TASK OBJECTIVE
Shown below is a listing with pictures; reproduce exactly, and only, the lines between the ones containing "Convert this chart to Chart.js code." and "const refLine = 0.878;", inclusive, leaving the pictures out.

RECORDED INFORMATION
****************************************

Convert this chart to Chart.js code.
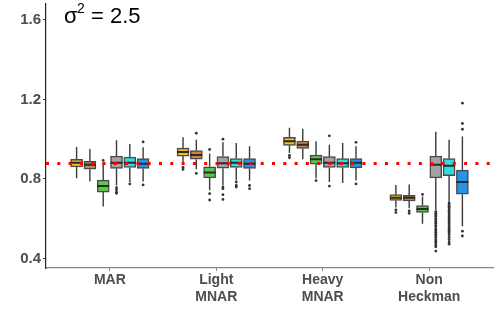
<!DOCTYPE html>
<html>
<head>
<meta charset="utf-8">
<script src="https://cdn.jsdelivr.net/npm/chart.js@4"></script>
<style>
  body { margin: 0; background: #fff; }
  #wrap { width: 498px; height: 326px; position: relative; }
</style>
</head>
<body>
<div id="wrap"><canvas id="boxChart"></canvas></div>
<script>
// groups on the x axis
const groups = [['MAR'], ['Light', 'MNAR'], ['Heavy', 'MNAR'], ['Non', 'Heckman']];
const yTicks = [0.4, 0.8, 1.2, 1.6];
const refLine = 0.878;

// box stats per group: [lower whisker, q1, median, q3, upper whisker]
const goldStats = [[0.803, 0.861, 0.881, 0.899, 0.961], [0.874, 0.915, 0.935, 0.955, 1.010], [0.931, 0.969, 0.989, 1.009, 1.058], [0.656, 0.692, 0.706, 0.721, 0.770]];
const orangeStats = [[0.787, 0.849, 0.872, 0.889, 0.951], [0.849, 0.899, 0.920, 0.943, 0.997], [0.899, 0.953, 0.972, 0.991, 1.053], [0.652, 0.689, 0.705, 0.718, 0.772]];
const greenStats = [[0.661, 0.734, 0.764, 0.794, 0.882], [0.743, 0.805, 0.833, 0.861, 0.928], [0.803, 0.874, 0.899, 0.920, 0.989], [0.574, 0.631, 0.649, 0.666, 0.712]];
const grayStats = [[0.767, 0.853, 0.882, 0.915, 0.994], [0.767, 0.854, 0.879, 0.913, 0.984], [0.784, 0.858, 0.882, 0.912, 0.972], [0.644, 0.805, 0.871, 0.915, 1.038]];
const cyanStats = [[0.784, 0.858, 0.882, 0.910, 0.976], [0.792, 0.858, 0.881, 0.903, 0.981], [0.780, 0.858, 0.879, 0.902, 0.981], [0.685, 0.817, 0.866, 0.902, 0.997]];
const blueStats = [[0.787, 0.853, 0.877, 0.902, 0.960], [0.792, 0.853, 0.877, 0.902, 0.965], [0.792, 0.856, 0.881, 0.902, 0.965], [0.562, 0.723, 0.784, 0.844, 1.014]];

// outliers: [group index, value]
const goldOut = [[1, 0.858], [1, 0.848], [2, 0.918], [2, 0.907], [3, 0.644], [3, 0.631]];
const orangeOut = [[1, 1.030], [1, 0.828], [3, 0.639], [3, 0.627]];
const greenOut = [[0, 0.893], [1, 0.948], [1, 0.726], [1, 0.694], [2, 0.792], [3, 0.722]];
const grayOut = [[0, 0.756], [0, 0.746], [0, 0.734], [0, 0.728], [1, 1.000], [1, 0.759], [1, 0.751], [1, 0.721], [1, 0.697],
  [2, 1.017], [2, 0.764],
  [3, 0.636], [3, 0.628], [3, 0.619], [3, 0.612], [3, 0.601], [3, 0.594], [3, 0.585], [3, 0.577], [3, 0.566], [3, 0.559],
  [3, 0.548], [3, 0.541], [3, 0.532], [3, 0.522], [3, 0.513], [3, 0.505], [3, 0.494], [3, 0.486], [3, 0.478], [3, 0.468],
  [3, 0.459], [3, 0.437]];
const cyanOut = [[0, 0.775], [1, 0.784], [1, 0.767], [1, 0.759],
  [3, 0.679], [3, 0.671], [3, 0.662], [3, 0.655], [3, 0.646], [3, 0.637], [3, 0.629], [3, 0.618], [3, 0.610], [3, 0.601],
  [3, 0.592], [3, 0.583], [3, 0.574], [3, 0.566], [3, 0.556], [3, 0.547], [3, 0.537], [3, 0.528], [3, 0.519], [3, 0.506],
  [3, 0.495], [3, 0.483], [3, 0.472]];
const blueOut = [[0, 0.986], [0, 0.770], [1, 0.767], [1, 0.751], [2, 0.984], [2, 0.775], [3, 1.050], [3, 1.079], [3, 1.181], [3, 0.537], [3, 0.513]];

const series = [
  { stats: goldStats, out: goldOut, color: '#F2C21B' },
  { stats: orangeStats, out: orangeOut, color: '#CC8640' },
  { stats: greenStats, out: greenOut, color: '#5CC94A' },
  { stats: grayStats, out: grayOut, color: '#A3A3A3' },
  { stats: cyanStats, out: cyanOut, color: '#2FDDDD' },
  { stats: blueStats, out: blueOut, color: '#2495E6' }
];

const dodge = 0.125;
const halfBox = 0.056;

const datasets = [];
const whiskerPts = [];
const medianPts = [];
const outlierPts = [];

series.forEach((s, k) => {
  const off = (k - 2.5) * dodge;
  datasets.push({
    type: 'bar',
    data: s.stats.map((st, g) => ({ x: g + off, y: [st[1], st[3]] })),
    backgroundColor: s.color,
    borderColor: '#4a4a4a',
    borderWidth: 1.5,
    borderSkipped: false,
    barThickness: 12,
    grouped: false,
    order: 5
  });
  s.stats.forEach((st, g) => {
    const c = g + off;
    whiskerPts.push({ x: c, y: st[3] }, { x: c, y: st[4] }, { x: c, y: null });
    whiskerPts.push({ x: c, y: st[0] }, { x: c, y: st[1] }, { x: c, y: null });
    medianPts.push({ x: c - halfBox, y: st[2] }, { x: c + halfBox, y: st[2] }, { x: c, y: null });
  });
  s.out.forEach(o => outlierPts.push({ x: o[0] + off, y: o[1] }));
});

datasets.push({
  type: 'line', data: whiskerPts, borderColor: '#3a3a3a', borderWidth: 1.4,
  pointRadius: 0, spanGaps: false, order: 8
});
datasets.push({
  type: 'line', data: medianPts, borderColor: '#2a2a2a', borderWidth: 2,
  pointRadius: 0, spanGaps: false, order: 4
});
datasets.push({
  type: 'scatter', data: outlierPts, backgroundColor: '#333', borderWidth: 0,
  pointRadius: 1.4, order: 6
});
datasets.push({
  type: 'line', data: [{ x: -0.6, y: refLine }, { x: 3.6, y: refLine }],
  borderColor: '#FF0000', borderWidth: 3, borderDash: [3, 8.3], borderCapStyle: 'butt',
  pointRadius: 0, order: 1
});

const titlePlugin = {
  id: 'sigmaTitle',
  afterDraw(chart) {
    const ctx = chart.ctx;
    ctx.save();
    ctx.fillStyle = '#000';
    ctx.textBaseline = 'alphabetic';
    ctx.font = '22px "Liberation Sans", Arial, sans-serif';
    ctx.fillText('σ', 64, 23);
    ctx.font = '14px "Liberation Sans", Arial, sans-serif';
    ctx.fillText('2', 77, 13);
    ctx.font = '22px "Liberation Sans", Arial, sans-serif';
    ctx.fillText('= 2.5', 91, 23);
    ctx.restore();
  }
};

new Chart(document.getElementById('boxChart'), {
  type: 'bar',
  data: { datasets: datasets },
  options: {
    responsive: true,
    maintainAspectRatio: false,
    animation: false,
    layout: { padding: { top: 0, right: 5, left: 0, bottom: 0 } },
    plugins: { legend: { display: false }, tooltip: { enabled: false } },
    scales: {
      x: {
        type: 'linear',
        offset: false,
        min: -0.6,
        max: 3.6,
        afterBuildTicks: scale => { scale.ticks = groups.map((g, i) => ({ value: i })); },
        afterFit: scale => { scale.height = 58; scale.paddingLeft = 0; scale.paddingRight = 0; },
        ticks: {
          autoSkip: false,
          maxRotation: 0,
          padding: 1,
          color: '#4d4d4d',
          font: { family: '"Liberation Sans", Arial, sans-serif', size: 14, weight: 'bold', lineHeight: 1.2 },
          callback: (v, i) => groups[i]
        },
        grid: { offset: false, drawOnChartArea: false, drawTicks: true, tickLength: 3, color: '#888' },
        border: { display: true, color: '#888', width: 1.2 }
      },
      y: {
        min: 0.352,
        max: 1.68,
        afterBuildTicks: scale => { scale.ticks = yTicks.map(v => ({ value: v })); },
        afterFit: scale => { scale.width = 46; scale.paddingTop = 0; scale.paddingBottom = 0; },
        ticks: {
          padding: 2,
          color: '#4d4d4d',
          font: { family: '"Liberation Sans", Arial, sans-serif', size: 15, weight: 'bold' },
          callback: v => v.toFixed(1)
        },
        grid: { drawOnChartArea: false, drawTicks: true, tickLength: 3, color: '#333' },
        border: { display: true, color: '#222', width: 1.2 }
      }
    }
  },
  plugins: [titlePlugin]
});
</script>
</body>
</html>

****************************************

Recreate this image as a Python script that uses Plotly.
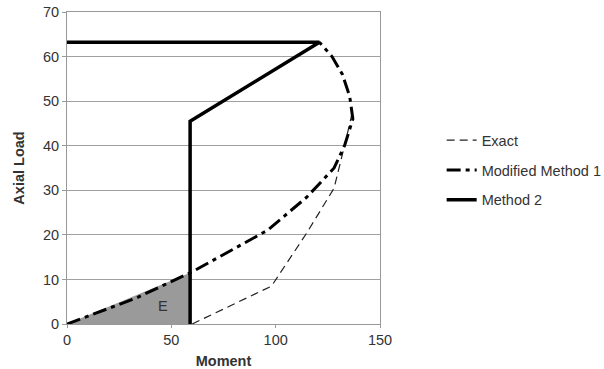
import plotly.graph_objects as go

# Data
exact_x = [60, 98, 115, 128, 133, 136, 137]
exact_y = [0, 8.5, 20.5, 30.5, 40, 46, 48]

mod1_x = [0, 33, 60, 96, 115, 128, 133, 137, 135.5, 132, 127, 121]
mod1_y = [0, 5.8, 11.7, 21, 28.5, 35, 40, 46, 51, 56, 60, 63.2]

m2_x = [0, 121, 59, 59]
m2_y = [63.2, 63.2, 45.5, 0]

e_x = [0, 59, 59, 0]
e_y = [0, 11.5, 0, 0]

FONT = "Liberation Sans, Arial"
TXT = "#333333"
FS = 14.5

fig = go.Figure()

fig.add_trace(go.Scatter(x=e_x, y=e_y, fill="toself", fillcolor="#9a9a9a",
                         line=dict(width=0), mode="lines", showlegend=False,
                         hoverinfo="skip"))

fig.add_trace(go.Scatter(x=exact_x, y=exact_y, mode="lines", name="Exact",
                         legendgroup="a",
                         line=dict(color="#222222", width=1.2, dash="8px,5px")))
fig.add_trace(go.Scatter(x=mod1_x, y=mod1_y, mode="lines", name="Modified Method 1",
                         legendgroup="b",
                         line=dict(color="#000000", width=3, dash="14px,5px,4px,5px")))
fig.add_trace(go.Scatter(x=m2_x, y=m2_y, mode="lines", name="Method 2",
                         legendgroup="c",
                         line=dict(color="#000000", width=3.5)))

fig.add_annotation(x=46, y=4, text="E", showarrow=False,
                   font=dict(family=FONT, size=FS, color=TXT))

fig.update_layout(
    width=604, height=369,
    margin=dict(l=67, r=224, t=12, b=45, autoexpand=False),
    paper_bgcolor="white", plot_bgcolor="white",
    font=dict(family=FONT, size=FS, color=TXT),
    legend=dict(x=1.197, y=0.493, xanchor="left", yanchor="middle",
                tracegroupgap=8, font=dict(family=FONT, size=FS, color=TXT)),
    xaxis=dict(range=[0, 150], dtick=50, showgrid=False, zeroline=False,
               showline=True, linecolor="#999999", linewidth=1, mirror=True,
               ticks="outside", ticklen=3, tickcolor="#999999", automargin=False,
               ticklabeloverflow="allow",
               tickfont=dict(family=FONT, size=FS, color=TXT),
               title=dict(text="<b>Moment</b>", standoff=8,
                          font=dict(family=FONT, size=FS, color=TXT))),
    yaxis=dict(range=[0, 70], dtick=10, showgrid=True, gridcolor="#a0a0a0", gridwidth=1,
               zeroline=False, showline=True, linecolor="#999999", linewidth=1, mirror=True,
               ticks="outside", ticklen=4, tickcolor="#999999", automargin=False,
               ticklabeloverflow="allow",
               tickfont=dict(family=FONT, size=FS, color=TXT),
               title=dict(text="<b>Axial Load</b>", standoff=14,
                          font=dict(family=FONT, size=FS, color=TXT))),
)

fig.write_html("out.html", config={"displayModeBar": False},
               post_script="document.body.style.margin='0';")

****************************************

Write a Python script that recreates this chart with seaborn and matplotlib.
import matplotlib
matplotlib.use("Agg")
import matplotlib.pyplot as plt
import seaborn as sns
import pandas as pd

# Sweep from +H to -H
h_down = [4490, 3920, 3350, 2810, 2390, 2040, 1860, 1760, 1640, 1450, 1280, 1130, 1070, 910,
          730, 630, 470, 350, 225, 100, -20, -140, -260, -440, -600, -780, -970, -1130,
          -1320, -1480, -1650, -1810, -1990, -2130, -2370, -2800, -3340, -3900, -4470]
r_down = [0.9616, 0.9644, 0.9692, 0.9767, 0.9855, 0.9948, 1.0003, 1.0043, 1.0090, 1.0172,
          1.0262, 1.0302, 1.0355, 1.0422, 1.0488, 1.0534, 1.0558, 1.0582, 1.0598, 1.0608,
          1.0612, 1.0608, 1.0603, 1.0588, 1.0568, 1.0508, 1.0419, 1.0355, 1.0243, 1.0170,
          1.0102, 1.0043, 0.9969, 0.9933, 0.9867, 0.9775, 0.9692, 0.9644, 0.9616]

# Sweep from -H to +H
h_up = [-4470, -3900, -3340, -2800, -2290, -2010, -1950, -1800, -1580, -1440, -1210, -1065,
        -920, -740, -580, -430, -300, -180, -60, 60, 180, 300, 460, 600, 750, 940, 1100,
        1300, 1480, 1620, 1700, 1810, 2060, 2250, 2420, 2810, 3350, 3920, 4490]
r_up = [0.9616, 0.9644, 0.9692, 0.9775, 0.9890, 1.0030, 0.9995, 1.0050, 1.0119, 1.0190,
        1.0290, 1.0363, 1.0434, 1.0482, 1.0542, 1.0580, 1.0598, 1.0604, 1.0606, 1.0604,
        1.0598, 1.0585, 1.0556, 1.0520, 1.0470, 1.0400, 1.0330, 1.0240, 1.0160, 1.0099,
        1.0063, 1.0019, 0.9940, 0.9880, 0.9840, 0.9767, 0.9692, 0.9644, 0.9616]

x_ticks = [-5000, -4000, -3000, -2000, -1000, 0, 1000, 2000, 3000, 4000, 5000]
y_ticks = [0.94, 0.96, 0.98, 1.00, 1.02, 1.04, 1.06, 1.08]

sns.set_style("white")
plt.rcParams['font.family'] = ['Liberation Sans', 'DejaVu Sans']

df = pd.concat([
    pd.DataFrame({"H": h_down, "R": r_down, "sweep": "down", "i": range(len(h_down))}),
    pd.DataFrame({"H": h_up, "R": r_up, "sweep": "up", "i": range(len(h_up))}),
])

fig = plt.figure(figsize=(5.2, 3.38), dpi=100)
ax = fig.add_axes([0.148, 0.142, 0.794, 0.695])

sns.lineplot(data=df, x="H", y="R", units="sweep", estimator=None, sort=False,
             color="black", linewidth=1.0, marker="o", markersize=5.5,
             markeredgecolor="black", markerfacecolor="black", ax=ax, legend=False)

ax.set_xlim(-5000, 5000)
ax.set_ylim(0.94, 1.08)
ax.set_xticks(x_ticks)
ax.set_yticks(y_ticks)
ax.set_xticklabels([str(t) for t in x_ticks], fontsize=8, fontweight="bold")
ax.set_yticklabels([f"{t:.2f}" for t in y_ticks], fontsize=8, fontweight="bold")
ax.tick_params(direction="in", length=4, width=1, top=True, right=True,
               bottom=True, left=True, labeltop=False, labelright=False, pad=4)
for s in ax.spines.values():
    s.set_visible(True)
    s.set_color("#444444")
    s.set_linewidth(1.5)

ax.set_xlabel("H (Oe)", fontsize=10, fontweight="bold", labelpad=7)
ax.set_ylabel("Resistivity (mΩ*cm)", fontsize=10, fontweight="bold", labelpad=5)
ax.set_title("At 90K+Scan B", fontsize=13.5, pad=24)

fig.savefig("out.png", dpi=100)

****************************************

CORRECT RESPONSE
Convert this chart to Chart.js code.
<!DOCTYPE html>
<html>
<head>
<meta charset="utf-8">
<script src="https://cdn.jsdelivr.net/npm/chart.js@4"></script>
<style>
  body { margin: 0; background: #fff; }
  #wrap { width: 498px; height: 326px; position: relative; }
</style>
</head>
<body>
<div id="wrap"><canvas id="boxChart"></canvas></div>
<script>
// groups on the x axis
const groups = [['MAR'], ['Light', 'MNAR'], ['Heavy', 'MNAR'], ['Non', 'Heckman']];
const yTicks = [0.4, 0.8, 1.2, 1.6];
const refLine = 0.878;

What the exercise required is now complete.